Responding to Moscow’s proposal to impose a moratorium on deployment of such missiles in Europe on Tuesday, NATO Secretary-General Jens Stoltenberg dubbed the idea “not credible.”
“The proposal from Russia on a moratorium is not credible because we had a ban and they violated that ban,” Stoltenberg said, referring to the Intermediate-Range Nuclear Forces Treaty (INF), a landmark 1987 security agreement that the US unilaterally withdrew from back in 2019.
He repeated the block’s accusations that Moscow had run afoul of the now-defunct treaty by deploying missile systems prohibited under its scope, demanding Russia dismantle them before offering to negotiate a moratorium.
So unless Russia in a verifiable way destroys all its SSC-8 missiles, which are those missiles that violated the INF treaty, then it is not credible when they now propose a ban on something they actually have already started to deploy
NATO’s secretary general referred to the 9M729 missiles, also known under NATO’s reporting name SSC-8 Screwdriver. The 9M729 is a ground-launched cruise missile, designed to be used with mobile launchers. Washington and NATO have repeatedly claimed the missiles were created in violation of the INF Treaty, which banned land-based ballistic missiles, cruise missiles, and missile launchers with ranges of 500 to 5,500 km. The 9M729 missiles were ultimately used by the Trump administration as the pretext for scrapping the INF agreement.

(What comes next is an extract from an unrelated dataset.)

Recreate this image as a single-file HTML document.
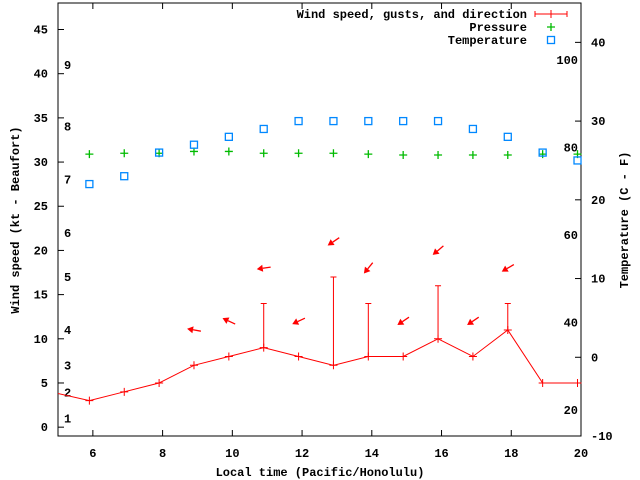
<!DOCTYPE html>
<html><head><meta charset="utf-8"><style>
body{margin:0;background:#fff}
svg{display:block;font-family:"Liberation Mono",monospace;font-weight:bold;font-size:12px}
</style></head><body>
<svg id="c" width="640" height="480" xmlns="http://www.w3.org/2000/svg"></svg>
<script>
const times=[5.9,6.9,7.9,8.9,9.9,10.9,11.9,12.9,13.9,14.9,15.9,16.9,17.9,18.9,19.9];
const windSpeed=[3,4,5,7,8,9,8,7,8,8,10,8,11,5,5];
const windPrevTime=4.9, windPrevSpeed=3.9;
const gustTimes=[10.9,12.9,13.9,15.9,17.9];
const gustBase=[9,7,8,10,11];
const gustSpeed=[14,17,14,16,14];
const arrowTimes=[8.9,9.9,10.9,11.9,12.9,13.9,14.9,15.9,16.9,17.9];
const arrowLevel=[11,12,18,12,21,18,12,20,12,18];
const arrowAngle=[170,155,188,205,214,231,214,220,214,210];
const pressure=[30.9,31,31,31.2,31.2,31,31,31,30.9,30.8,30.8,30.8,30.8,30.9,30.9];
const tempC=[22,23,26,27,28,29,30,30,30,30,30,29,28,26,25];
const xTicks=[6,8,10,12,14,16,18,20];
const yTicks=[0,5,10,15,20,25,30,35,40,45];
const tTicks=[-10,0,10,20,30,40];
const fTicks=[20,40,60,80,100];
const beaufort=[[1,1],[2,3.9],[3,7],[4,11],[5,17],[6,22],[7,28],[8,34],[9,41]];

const L=58,R=581,T=3,B=436;
const X=t=>L+(t-5)/15*(R-L);
const Y=v=>B-(v+1)/49*(B-T);
const YT=c=>B-(c+10)/55*(B-T);
const svg=document.getElementById('c');
const NS='http://www.w3.org/2000/svg';
function mk(tag,a,txt){const e=document.createElementNS(NS,tag);for(const k in a)e.setAttribute(k,a[k]);if(txt!==undefined)e.textContent=txt;svg.appendChild(e);return e;}

let e;
e=mk('rect',{x:L,y:T,width:R-L,height:B-T,fill:'none',stroke:'#000','stroke-width':1});

xTicks.forEach(t=>{
  e=mk('path',{d:`M${X(t)} ${B}v-6M${X(t)} ${T}v6`,stroke:'#000'});
  
  e=mk('text',{x:X(t),y:B+21,'text-anchor':'middle'},t);
  
});
yTicks.forEach(v=>{
  e=mk('path',{d:`M${L} ${Y(v)}h6`,stroke:'#000'});
  
  e=mk('text',{x:L-10,y:Y(v)+4,'text-anchor':'end'},v);
  
});
tTicks.forEach(c=>{
  e=mk('path',{d:`M${R} ${YT(c)}h-6`,stroke:'#000'});
  
  e=mk('text',{x:R+10,y:YT(c)+4},c);
  
});
fTicks.forEach(f=>{
  e=mk('text',{x:R-3,y:YT((f-32)*5/9)+4,'text-anchor':'end'},f);
  
});
beaufort.forEach(b=>{
  e=mk('text',{x:64,y:Y(b[1])+4},b[0]);
  
});
e=mk('text',{x:320,y:476,'text-anchor':'middle'},'Local time (Pacific/Honolulu)');

e=mk('text',{x:19,y:220,'text-anchor':'middle',transform:'rotate(-90 19 220)'},'Wind speed (kt - Beaufort)');

e=mk('text',{x:628,y:220,'text-anchor':'middle',transform:'rotate(-90 628 220)'},'Temperature (C - F)');


// clip
const defs=mk('defs',{});const cp=document.createElementNS(NS,'clipPath');cp.setAttribute('id','cl');
const cr=document.createElementNS(NS,'rect');cr.setAttribute('x',L);cr.setAttribute('y',T);cr.setAttribute('width',R-L);cr.setAttribute('height',B-T);
cp.appendChild(cr);defs.appendChild(cp);

let d=`M${X(windPrevTime)} ${Y(windPrevSpeed)}`;
times.forEach((t,i)=>{d+=`L${X(t)} ${Y(windSpeed[i])}`;});
e=mk('path',{d:d,fill:'none',stroke:'#f00','clip-path':'url(#cl)'});

times.forEach((t,i)=>{
  e=mk('path',{d:`M${X(t)-4} ${Y(windSpeed[i])}h8M${X(t)} ${Y(windSpeed[i])-4}v8`,stroke:'#f00'});
  
});
gustTimes.forEach((t,i)=>{
  e=mk('path',{d:`M${X(t)} ${Y(gustBase[i])}V${Y(gustSpeed[i])}M${X(t)-3} ${Y(gustSpeed[i])}h6`,stroke:'#f00'});
  
});
arrowTimes.forEach((t,i)=>{
  const a=arrowAngle[i]*Math.PI/180,cx=X(t),cy=Y(arrowLevel[i]);
  const ux=Math.cos(a),uy=-Math.sin(a),len=14;
  const hx=cx+ux*len/2,hy=cy+uy*len/2,tx=cx-ux*len/2,ty=cy-uy*len/2;
  const bx=hx-ux*6,by=hy-uy*6,px=-uy*3.5,py=ux*3.5;
  e=mk('path',{d:`M${tx} ${ty}L${bx} ${by}`,stroke:'#f00','stroke-width':1.3});
  
  e=mk('path',{d:`M${hx} ${hy}L${bx+px} ${by+py}L${bx-px} ${by-py}Z`,fill:'#f00'});
  
});
times.forEach((t,i)=>{
  const x=X(t),y=Y(pressure[i]);
  e=mk('path',{d:`M${x-4} ${y}h8M${x} ${y-4}v8`,stroke:'#0b0','stroke-width':1.3});
  
});
times.forEach((t,i)=>{
  const x=X(t),y=YT(tempC[i]);
  e=mk('rect',{x:x-3.5,y:y-3.5,width:7,height:7,fill:'none',stroke:'#08f','stroke-width':1.3});
  
});
// legend
const leg=[['Wind speed, gusts, and direction',14],['Pressure',27],['Temperature',40]];
leg.forEach(l=>{
  e=mk('text',{x:527,y:l[1]+4,'text-anchor':'end'},l[0]);
  
});
e=mk('path',{d:'M535 14h32M535 11v6M567 11v6M551 10v8',stroke:'#f00'});

e=mk('path',{d:'M547 27h8M551 23v8',stroke:'#0b0','stroke-width':1.3});

e=mk('rect',{x:547.5,y:36.5,width:7,height:7,fill:'none',stroke:'#08f','stroke-width':1.3});

</script>
</body></html>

Moscow, however, has maintained that the munitions have been created in “full compliance” with the previously existing treaty, and could fly up to 480km.
Russia has also claimed that the US had been in violation of the now-defunct treaty itself, pointing fingers at the Mk-41 Aegis Ashore systems, deployed in Europe.
While Washington paints the systems only as a part of its anti-missile defense, Russia has repeatedly pointed out that the Mk-41s can be used to launch cruise missiles such as Tomahawk, that are currently carried exclusively by US naval vessels.
In recent weeks, Russia has called for creation of a comprehensive security agreement, with the proposed restrictions on missile deployment coming as part of it. Moscow also signaled that it has no trust in NATO’s promises on non-deployment of such missiles, insisting such assurances must come in a legally-binding form. The stance was reiterated by Russia’s Deputy Foreign Minister Sergey Ryabkov, who warned Moscow might be ultimately forced to deploy such weaponry in Europe itself.